Comparative effects of gastric bypass and sleeve gastrectomy on plasma osteopontin concentrations in humans
Lancha A (1), Moncada R, Valentí V, Rodríguez A, Catalán V, Becerril S, Ramírez B, Méndez-Giménez L, Gil MJ, Rotellar F, Fernández S, Salvador J, Frühbeck G, Gómez-Ambrosi J.
(1) Metabolic Research Laboratory, Clínica Universidad de Navarra, Irunlarrea 1, 31008, Pamplona, Spain.
Bariatric surgery (BS) has proven to be an effective treatment for morbid obesity. Osteopontin (OPN) is a proinflammatory cytokine involved in the development of obesity. The aim of our study was to determine the effect of weight loss following BS on circulating levels of OPN in humans.
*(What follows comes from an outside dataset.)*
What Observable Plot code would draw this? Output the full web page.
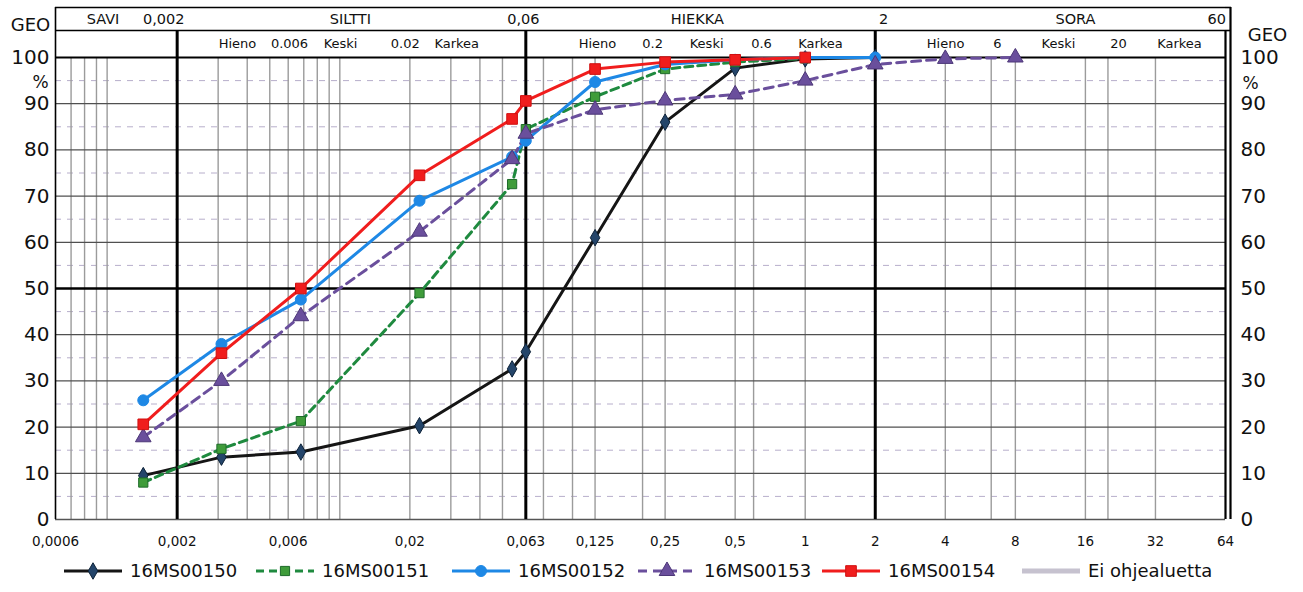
<!DOCTYPE html>
<html>
<head>
<meta charset="utf-8">
<script src="https://cdn.jsdelivr.net/npm/d3@7"></script>
<script src="https://cdn.jsdelivr.net/npm/@observablehq/plot@0.6"></script>
<style>
  html, body { margin: 0; padding: 0; background: #fff; }
  #wrap { width: 1303px; font-family: "DejaVu Sans", Verdana, sans-serif; }
  #legend { position: relative; width: 1303px; height: 36px; font-size: 18px; color: #111; }
  .item { position: absolute; top: 4px; display: flex; align-items: center; white-space: nowrap; }
  .item svg { margin-right: 6px; }
</style>
</head>
<body>
<div id="wrap"><div id="chart"></div><div id="legend"></div></div>
<script>
// ---- data ----
const sizes = [0.00143, 0.0031, 0.0068, 0.022, 0.055, 0.063, 0.125, 0.25, 0.5, 1, 2, 4, 8];
const s16MS00150 = [9.5, 13.5, 14.6, 20.3, 32.6, 36.3, 61, 86, 97.7, 99.7, 100, null, null];
const s16MS00151 = [8, 15.3, 21.3, 49, 72.6, 84.5, 91.5, 97.5, 99, 99.8, null, null, null];
const s16MS00152 = [25.8, 38, 47.6, 69, 78.5, 82, 94.7, 98.5, 99.5, 100, 100, null, null];
const s16MS00153 = [17.8, 30, 44, 62.3, 78, 83.5, 88.7, 90.7, 92, 95, 98.5, 99.7, 100];
const s16MS00154 = [20.6, 36, 50, 74.5, 86.7, 90.6, 97.5, 99, 99.5, 100, null, null, null];
const seriesNames = ["16MS00150", "16MS00151", "16MS00152", "16MS00153", "16MS00154"];
const seriesValues = [s16MS00150, s16MS00151, s16MS00152, s16MS00153, s16MS00154];
const guideName = "Ei ohjealuetta";

const xTicks = [0.0006, 0.002, 0.006, 0.02, 0.063, 0.125, 0.25, 0.5, 1, 2, 4, 8, 16, 32, 64];
const xTickLabels = ["0,0006", "0,002", "0,006", "0,02", "0,063", "0,125", "0,25", "0,5", "1", "2", "4", "8", "16", "32", "64"];
const yTicks = [0, 10, 20, 30, 40, 50, 60, 70, 80, 90, 100];
const gridX = [0.0007, 0.0008, 0.0009, 0.001, 0.003, 0.004, 0.005, 0.006, 0.007, 0.008, 0.009, 0.01,
               0.02, 0.03, 0.04, 0.05, 0.075, 0.1, 0.125, 0.2, 0.25, 0.5, 0.6, 1, 4, 6.3, 8, 16, 20, 32];
const boundaryX = [0.002, 0.063, 2];
const band1Labels = ["SAVI", "0,002", "SILTTI", "0,06", "HIEKKA", "2", "SORA", "60"];
const band1X = [0.00096, 0.00175, 0.0111, 0.0615, 0.344, 2.17, 14.5, 58.7];
const band2Labels = ["Hieno", "0.006", "Keski", "0.02", "Karkea", "Hieno", "0.2", "Keski", "0.6", "Karkea",
                     "Hieno", "6", "Keski", "20", "Karkea"];
const band2X = [0.00363, 0.00608, 0.01007, 0.0191, 0.0318, 0.128, 0.221, 0.377, 0.649, 1.163,
                4.01, 6.7, 12.25, 22.2, 40.6];

// ---- styles ----
const styles = [
  {stroke: "#151515", dash: null, symbol: "diamond", fill: "#24456a", mstroke: "#0d2238", r: 5},
  {stroke: "#1f8a3f", dash: "8,5", symbol: "square", fill: "#3f9c3a", mstroke: "#1e6b2a", r: 5.2},
  {stroke: "#1e88e5", dash: null, symbol: "circle", fill: "#1e88e5", mstroke: "#1e88e5", r: 5.5},
  {stroke: "#6a4f9c", dash: "9,6", symbol: "triangle", fill: "#6a4f9c", mstroke: "#4d3778", r: 5.8},
  {stroke: "#f01d1d", dash: null, symbol: "square", fill: "#f01d1d", mstroke: "#d01010", r: 6}
];

const series = seriesNames.map((name, k) =>
  sizes.map((s, i) => ({size: s, pct: seriesValues[k][i], name})).filter(d => d.pct != null));

const yTop = 100, yRow = 105.84, yHead = 110.82;
const xMin = xTicks[0], xMax = xTicks[xTicks.length - 1];
const fives = d3.range(5, 100, 10);
const tens = yTicks.filter(v => v > 0 && v < 100 && v !== 50);

const marks = [
  // minor grid
  Plot.ruleY(fives, {stroke: "#b7aecb", strokeWidth: 1, strokeDasharray: "6,6"}),
  Plot.ruleX(gridX, {y1: 0, y2: yTop, stroke: "#9b9b9b", strokeWidth: 1.4}),
  Plot.ruleY(tens, {stroke: "#505050", strokeWidth: 1.3}),
  Plot.ruleY([50], {stroke: "#000", strokeWidth: 2.6}),
  Plot.ruleY([0], {stroke: "#555", strokeWidth: 1.5}),
  // boundaries
  Plot.ruleX(boundaryX, {y1: 0, y2: yRow, stroke: "#000", strokeWidth: 3}),
  Plot.ruleX([xMin], {y1: 0, y2: yHead, stroke: "#000", strokeWidth: 1.6}),
  Plot.ruleX([xMax], {y1: 0, y2: yRow, stroke: "#000", strokeWidth: 2.2}),
  Plot.ruleX([xMax], {y1: 0, y2: yHead, dx: 5, stroke: "#000", strokeWidth: 2.2}),
  // header lines
  Plot.ruleY([yTop], {x1: xMin, x2: xMax, stroke: "#000", strokeWidth: 2.2}),
  Plot.ruleY([yRow, yHead], {x1: xMin, x2: xMax, stroke: "#000", strokeWidth: 1.6}),
  Plot.ruleY([yRow, yHead], {x1: xMax, x2: xMax, insetRight: -6, stroke: "#000", strokeWidth: 1.6}),
  Plot.text(band1Labels, {x: (d, i) => band1X[i], y: 108.3, fontSize: 14.5, fill: "#111"}),
  Plot.text(band2Labels, {x: (d, i) => band2X[i], y: 102.9, fontSize: 13, fill: "#111"}),
  // x tick labels
  Plot.text(xTicks, {x: d => d, frameAnchor: "bottom", dy: 26, fontSize: 13.5, fill: "#111",
    text: (d, i) => xTickLabels[i], fontWeight: d => d === 0.063 ? "bold" : "normal"}),
  // y axes
  Plot.axisY(yTicks, {anchor: "left", tickSize: 0, tickPadding: 6, fontSize: 20, label: null}),
  Plot.axisY(yTicks, {anchor: "right", tickSize: 0, tickPadding: 15, fontSize: 20, label: null}),
  Plot.text(["GEO"], {frameAnchor: "top-left", textAnchor: "middle", dx: -25, dy: -39, fontSize: 18, fill: "#111"}),
  Plot.text(["%"], {frameAnchor: "top-left", textAnchor: "middle", dx: -15, dy: 18, fontSize: 17, fill: "#111"}),
  Plot.text(["GEO"], {frameAnchor: "top-right", textAnchor: "middle", dx: 42, dy: -29, fontSize: 18, fill: "#111"}),
  Plot.text(["%"], {frameAnchor: "top-right", textAnchor: "middle", dx: 25, dy: 19, fontSize: 17, fill: "#111"})
];

series.forEach((rows, k) => {
  const s = styles[k];
  marks.push(Plot.line(rows, {x: "size", y: "pct", stroke: s.stroke, strokeWidth: 3,
    strokeDasharray: s.dash || undefined, curve: "linear"}));
});
series.forEach((rows, k) => {
  const s = styles[k];
  marks.push(Plot.dot(rows, {x: "size", y: "pct", symbol: () => s.symbol, r: s.r,
    fill: s.fill, stroke: s.mstroke, strokeWidth: 1}));
});

const chart = Plot.plot({
  width: 1303,
  height: 556,
  marginLeft: 55,
  marginRight: 78,
  marginTop: 57,
  marginBottom: 37,
  style: {fontFamily: "DejaVu Sans, Verdana, sans-serif", background: "#fff", color: "#111"},
  x: {type: "log", domain: [xMin, xMax], axis: null},
  y: {domain: [0, 100], axis: null},
  symbol: {type: "identity"},
  marks
});
document.getElementById("chart").append(chart);

// ---- legend ----
const legend = document.getElementById("legend");
const legendLeft = [62, 254, 450, 636, 820, 1020];
const svgNS = "http://www.w3.org/2000/svg";
function swatch(style, w) {
  const svg = document.createElementNS(svgNS, "svg");
  svg.setAttribute("width", w); svg.setAttribute("height", 20);
  const line = document.createElementNS(svgNS, "line");
  line.setAttribute("x1", 2); line.setAttribute("x2", w - 2);
  line.setAttribute("y1", 10); line.setAttribute("y2", 10);
  line.setAttribute("stroke", style.stroke);
  line.setAttribute("stroke-width", style.width || 3);
  if (style.dash) line.setAttribute("stroke-dasharray", style.dash);
  svg.append(line);
  if (style.symbol) {
    const p = document.createElementNS(svgNS, "path");
    const sym = {diamond: d3.symbolDiamond, square: d3.symbolSquare, circle: d3.symbolCircle, triangle: d3.symbolTriangle}[style.symbol];
    p.setAttribute("d", d3.symbol(sym, Math.PI * style.r * style.r)());
    p.setAttribute("transform", `translate(${w / 2},10)`);
    p.setAttribute("fill", style.fill);
    p.setAttribute("stroke", style.mstroke);
    svg.append(p);
  }
  return svg;
}
seriesNames.concat([guideName]).forEach((name, k) => {
  const item = document.createElement("div");
  item.className = "item";
  item.style.left = legendLeft[k] + "px";
  const st = k < styles.length ? styles[k] : {stroke: "#c6c2cf", width: 5};
  item.append(swatch(st, 62));
  const t = document.createElement("span");
  t.textContent = name;
  item.append(t);
  legend.append(item);
});
</script>
</body>
</html>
Body composition and circulating concentrations of OPN and markers of bone metabolism were determined in obese patients who underwent Roux-en-Y gastric bypass (RYGB; n = 40) or sleeve gastrectomy (SG; n = 11).
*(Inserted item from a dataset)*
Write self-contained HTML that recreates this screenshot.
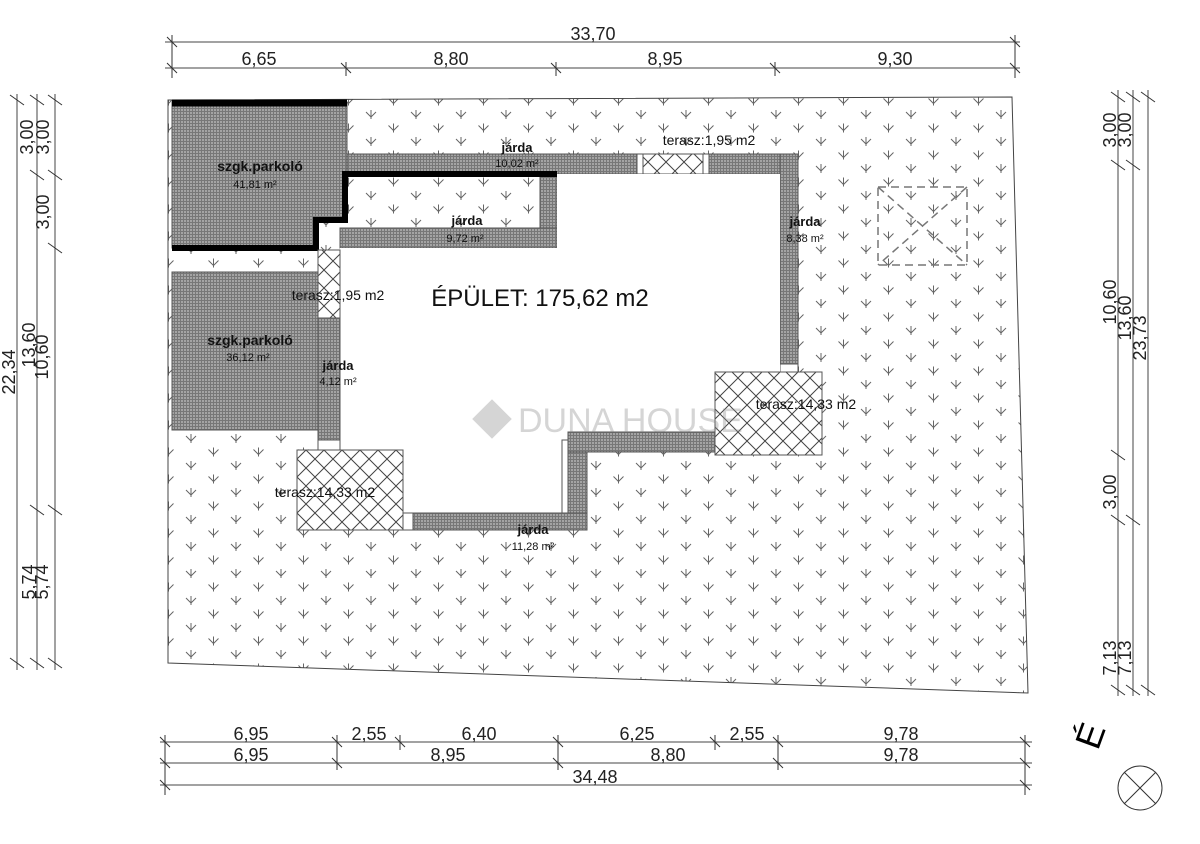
<!DOCTYPE html>
<html><head><meta charset="utf-8"><style>html,body{margin:0;padding:0;background:#fff}svg{display:block}text{font-family:"Liberation Sans",sans-serif}</style></head><body>
<svg width="1200" height="844" viewBox="0 0 1200 844" xmlns="http://www.w3.org/2000/svg">
<defs>
<pattern id="grass" width="45" height="27" patternUnits="userSpaceOnUse">
<g fill="none" stroke="#666" stroke-width="1">
<path d="M6 4 L11 9 L16 4 M11 2 V11"/>
<path d="M28.5 17.5 L33.5 22.5 L38.5 17.5 M33.5 15.5 V24.5"/>
</g></pattern>
<pattern id="grid" width="3" height="3" patternUnits="userSpaceOnUse">
<rect width="3" height="3" fill="#a4a4a4"/><path d="M0 0.5H3M0.5 0V3" stroke="#777" stroke-width="1"/></pattern>
<pattern id="hatch" width="18" height="18" patternUnits="userSpaceOnUse">
<rect width="18" height="18" fill="#fff"/><path d="M0 0L18 18M18 0L0 18" stroke="#444" stroke-width="1"/></pattern>
</defs>

<polygon points="168,100 1012,97 1028,693 168,663" fill="url(#grass)" stroke="#444" stroke-width="1"/>

<polygon points="172,102 347,102 347,175 345,175 345,220 316,220 316,248 172,248" fill="url(#grid)" stroke="#555"/>
<rect x="347" y="154" width="290" height="20" fill="url(#grid)" stroke="#555"/>
<rect x="637" y="154" width="6" height="20" fill="#fff" stroke="#555"/>
<rect x="643" y="154" width="60" height="20" fill="url(#hatch)" stroke="#555"/>
<rect x="703" y="154" width="6" height="20" fill="#fff" stroke="#555"/>
<rect x="709" y="154" width="89" height="20" fill="url(#grid)" stroke="#555"/>
<rect x="780" y="154" width="18" height="210" fill="url(#grid)" stroke="#555"/>
<rect x="780" y="364" width="18" height="8" fill="#fff" stroke="#555"/>
<rect x="540" y="175" width="17" height="55" fill="url(#grid)" stroke="#555"/>
<rect x="340" y="228" width="217" height="20" fill="url(#grid)" stroke="#555"/>
<path d="M172 103 H347" stroke="#000" stroke-width="7" fill="none"/>
<path d="M557 174 H345 V220 H316 V248 H172" stroke="#000" stroke-width="6" fill="none"/>
<polygon points="340,248 557,248 557,174 780,174 780,372 715,372 715,432 568,432 568,513 405,513 403,450 340,450" fill="#fff"/>
<rect x="172" y="272" width="146" height="158" fill="url(#grid)" stroke="#555"/>
<rect x="318" y="250" width="22" height="68" fill="url(#hatch)" stroke="#555"/>
<rect x="318" y="318" width="22" height="122" fill="url(#grid)" stroke="#555"/>
<rect x="318" y="440" width="22" height="10" fill="#fff" stroke="#555"/>
<rect x="297" y="450" width="106" height="80" fill="url(#hatch)" stroke="#555"/>
<rect x="715" y="372" width="107" height="83" fill="url(#hatch)" stroke="#555"/>
<rect x="568" y="432" width="147" height="20" fill="url(#grid)" stroke="#555"/>
<rect x="562" y="440" width="6" height="73" fill="#fff" stroke="#555"/>
<rect x="568" y="452" width="19" height="78" fill="url(#grid)" stroke="#555"/>
<rect x="403" y="513" width="10" height="17" fill="#fff" stroke="#555"/>
<rect x="413" y="513" width="174" height="17" fill="url(#grid)" stroke="#555"/>
<g stroke="#777" stroke-width="1.5" stroke-dasharray="8,5" fill="none">
<rect x="878" y="187" width="89" height="78"/><path d="M878 187L967 265M967 187L878 265"/></g>

<g opacity="0.35">
<rect x="478" y="405" width="28" height="28" transform="rotate(45 492 419)" fill="#888"/>
<text x="518" y="432" font-family="Liberation Serif,serif" font-size="34" fill="#888">DUNA HOUSE</text>
</g>

<g font-size="13" fill="#111" text-anchor="middle">
<text x="260" y="171" font-weight="bold" font-size="14">szgk.parkoló</text>
<text x="255" y="188" font-size="11">41,81 m²</text>
<text x="250" y="345" font-weight="bold" font-size="14">szgk.parkoló</text>
<text x="248" y="361" font-size="11">36,12 m²</text>
<text x="517" y="152" font-weight="bold">járda</text>
<text x="517" y="167" font-size="11">10,02 m²</text>
<text x="467" y="225" font-weight="bold">járda</text>
<text x="465" y="242" font-size="11">9,72 m²</text>
<text x="805" y="226" font-weight="bold">járda</text>
<text x="805" y="242" font-size="11">8,38 m²</text>
<text x="338" y="370" font-weight="bold">járda</text>
<text x="338" y="385" font-size="11">4,12 m²</text>
<text x="533" y="534" font-weight="bold">járda</text>
<text x="533" y="550" font-size="11">11,28 m²</text>
<text x="709" y="145" font-size="14">terasz:1,95 m2</text>
<text x="338" y="300" font-size="14">terasz:1,95 m2</text>
<text x="325" y="497" font-size="14">terasz:14,33 m2</text>
<text x="806" y="409" font-size="14">terasz:14,33 m2</text>
<text x="540" y="306" font-size="24">ÉPÜLET: 175,62 m2</text>
</g>

<g stroke="#444" stroke-width="1" fill="none">
<path d="M165 42H1020M165 68H1020"/>
<path d="M160 742H1032M160 763H1032M160 785H1032"/>
<path d="M17 94V670M37 94V670M55 94V670"/>
<path d="M1118 90V696M1133 90V696M1148 90V696"/>
<g stroke="#333">
<path d="M172 35V78M1015 35V78M346 62V76M556 62V76M775 62V76"/>
<path d="M167 37L177 47M1010 37L1020 47M167 63L177 73M341 63L351 73M551 63L561 73M770 63L780 73M1010 63L1020 73"/>
<path d="M165 735V795M1025 735V795M337 735V770M400 735V750M558 735V770M715 735V750M778 735V770"/>
<path d="M160 737L170 747M332 737L342 747M395 737L405 747M553 737L563 747M710 737L720 747M773 737L783 747M1020 737L1030 747M160 758L170 768M332 758L342 768M553 758L563 768M773 758L783 768M1020 758L1030 768M160 780L170 790M1020 780L1030 790"/>
<path d="M10 95L24 105M30 95L44 105M48 95L62 105M30 170L44 180M48 170L62 180M48 243L62 253M30 505L44 515M48 505L62 515M10 658L24 668M30 658L44 668M48 658L62 668"/>
<path d="M1111 92L1125 102M1126 92L1140 102M1141 92L1155 102M1111 160L1125 170M1126 160L1140 170M1111 450L1125 460M1111 515L1125 525M1126 515L1140 525M1111 685L1125 695M1126 685L1140 695M1141 685L1155 695"/>
</g></g>
<g font-size="18" fill="#222" text-anchor="middle">
<text x="593" y="40">33,70</text>
<text x="259" y="65">6,65</text><text x="451" y="65">8,80</text><text x="665" y="65">8,95</text><text x="895" y="65">9,30</text>
<text x="251" y="740">6,95</text><text x="369" y="740">2,55</text><text x="479" y="740">6,40</text><text x="637" y="740">6,25</text><text x="747" y="740">2,55</text><text x="901" y="740">9,78</text>
<text x="251" y="761">6,95</text><text x="448" y="761">8,95</text><text x="668" y="761">8,80</text><text x="901" y="761">9,78</text>
<text x="595" y="783">34,48</text>
<text transform="translate(15,372) rotate(-90)">22,34</text>
<text transform="translate(33,137) rotate(-90)">3,00</text>
<text transform="translate(49,137) rotate(-90)">3,00</text>
<text transform="translate(49,212) rotate(-90)">3,00</text>
<text transform="translate(35,345) rotate(-90)">13,60</text>
<text transform="translate(48,357) rotate(-90)">10,60</text>
<text transform="translate(35,582) rotate(-90)">5,74</text>
<text transform="translate(48,582) rotate(-90)">5,74</text>
<text transform="translate(1116,130) rotate(-90)">3,00</text>
<text transform="translate(1131,130) rotate(-90)">3,00</text>
<text transform="translate(1116,302) rotate(-90)">10,60</text>
<text transform="translate(1131,318) rotate(-90)">13,60</text>
<text transform="translate(1146,338) rotate(-90)">23,73</text>
<text transform="translate(1116,492) rotate(-90)">3,00</text>
<text transform="translate(1116,658) rotate(-90)">7,13</text>
<text transform="translate(1131,658) rotate(-90)">7,13</text>
</g>
<text transform="translate(1102,740) rotate(-70)" font-size="36" fill="#000" text-anchor="middle">É</text>
<g stroke="#333" fill="none"><circle cx="1140" cy="788" r="22"/><path d="M1124 772L1156 804M1156 772L1124 804"/></g>
</svg>
</body></html>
Patients who underwent RYGB or SG showed decreased body weight (P < 0.001) and body fat percentage (P < 0.001) as well as lower insulin resistance. However, plasma OPN levels were significantly increased after RYGB (P < 0.001) but remained unchanged following SG (P = 0.152). Patients who underwent RYGB also showed significantly increased C-terminal telopeptide of type-I collagen (ICTP) (P < 0.01) and osteocalcin (P < 0.001) while bone mineral density tended to decrease (P = 0.086).
Moreover, OPN concentrations were positively correlated with the bone resorption marker ICTP after surgery. On the other hand, patients who underwent SG showed significantly increased ICTP levels (P < 0.05), and the change in OPN was positively correlated with the change in ICTP and negatively with the change in vitamin D after surgery (P < 0.05).
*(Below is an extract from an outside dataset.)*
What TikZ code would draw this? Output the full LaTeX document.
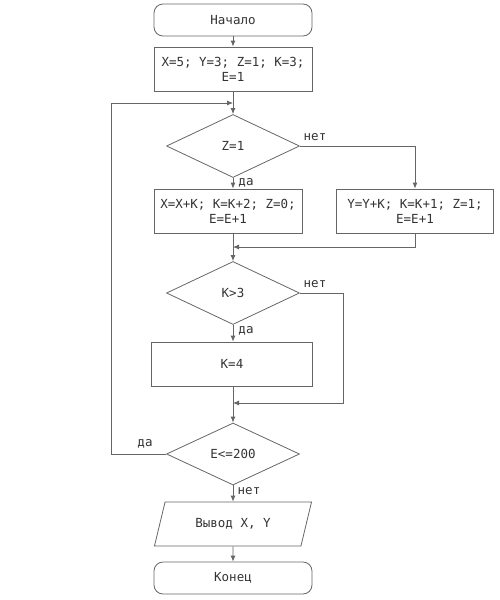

RYGB increased circulating OPN levels, while they remained unaltered after SG. The increase in OPN levels after RYGB could be related to the increased bone resorption in relation to its well-known effects on bone of this malabsorptive procedure in comparison to the merely restrictive SG.
CITATION Surg Endosc. 2014 Aug;28(8):2412-20. doi: 10.1007/s00464-014-3490-1. Epub 2014 Mar 13.